Let me tell you about two of the little novels Jane Austen as a child wrote in one of her notebooks.

Henry and Eliza is a skit on the sensational and sentimental. Baby Eliza is brought up by Sir George and Lady Harcourt after they find her abandoned under a haycock. Later, turned out for stealing, she is taken in by a duchess, runs off with the lover of the duchess's friend, is widowed in France, returns in her 'man of War of 55 guns', escapes from a dungeon, is reduced to begging and is eventually reunited with her loving parents. The stupidity of such plots is finally ridiculed when Lady Harcourt claims she had forgotten it was she herself who put the infant Eliza - truly her own baby - under the haycock all those years before!

The Harcourts, by the way, are probably inspired by a real George Harcourt, who inherited Nuneham Courtenay in 1777. He and Lady Harcourt, influenced by Rousseau, presented estate awards to labourers for virtue and industry but shunned the shabby. Jane makes fun of the idea: 'Sir George and Lady Harcourt were superintending the Labours of their Haymakers, rewarding the industry of some by smiles of approbation, and punishing the idleness of others, by a cudgel...'!

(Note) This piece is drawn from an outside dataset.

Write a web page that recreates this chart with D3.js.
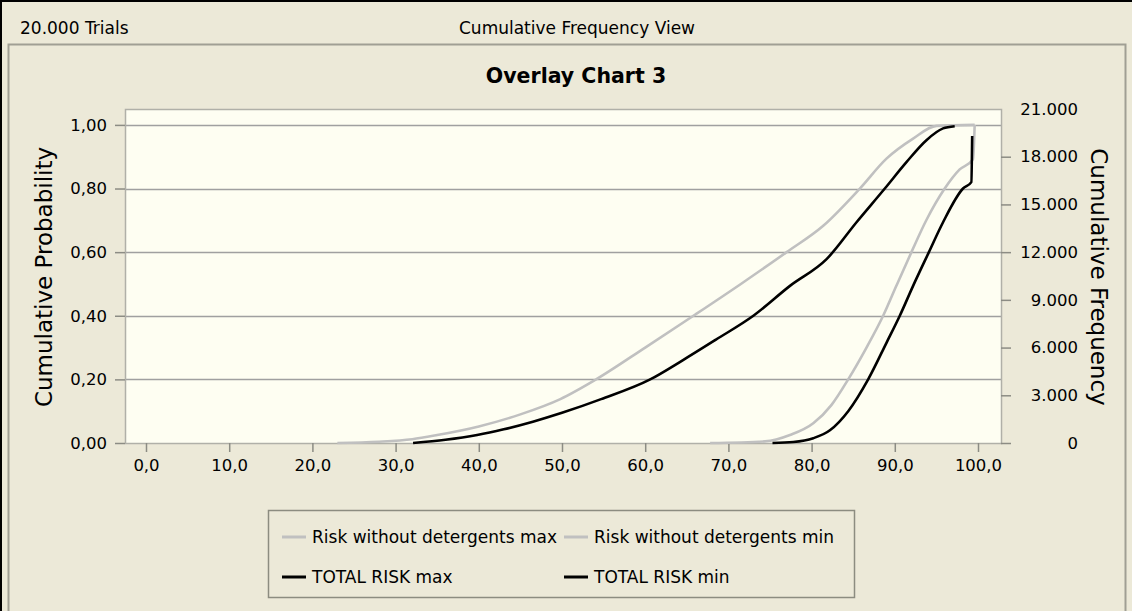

In the miniature epistolary novel Amelia Webster George Hervey gets married on the strength of falling in love in this way: 


An humble Admirer now addresses you. – I saw you lovely Fair one as you passed on Monday last, before our House in your way to Bath. I saw you thro' a telescope, and was so struck by your Charms that from that time to this I have not tasted human food. !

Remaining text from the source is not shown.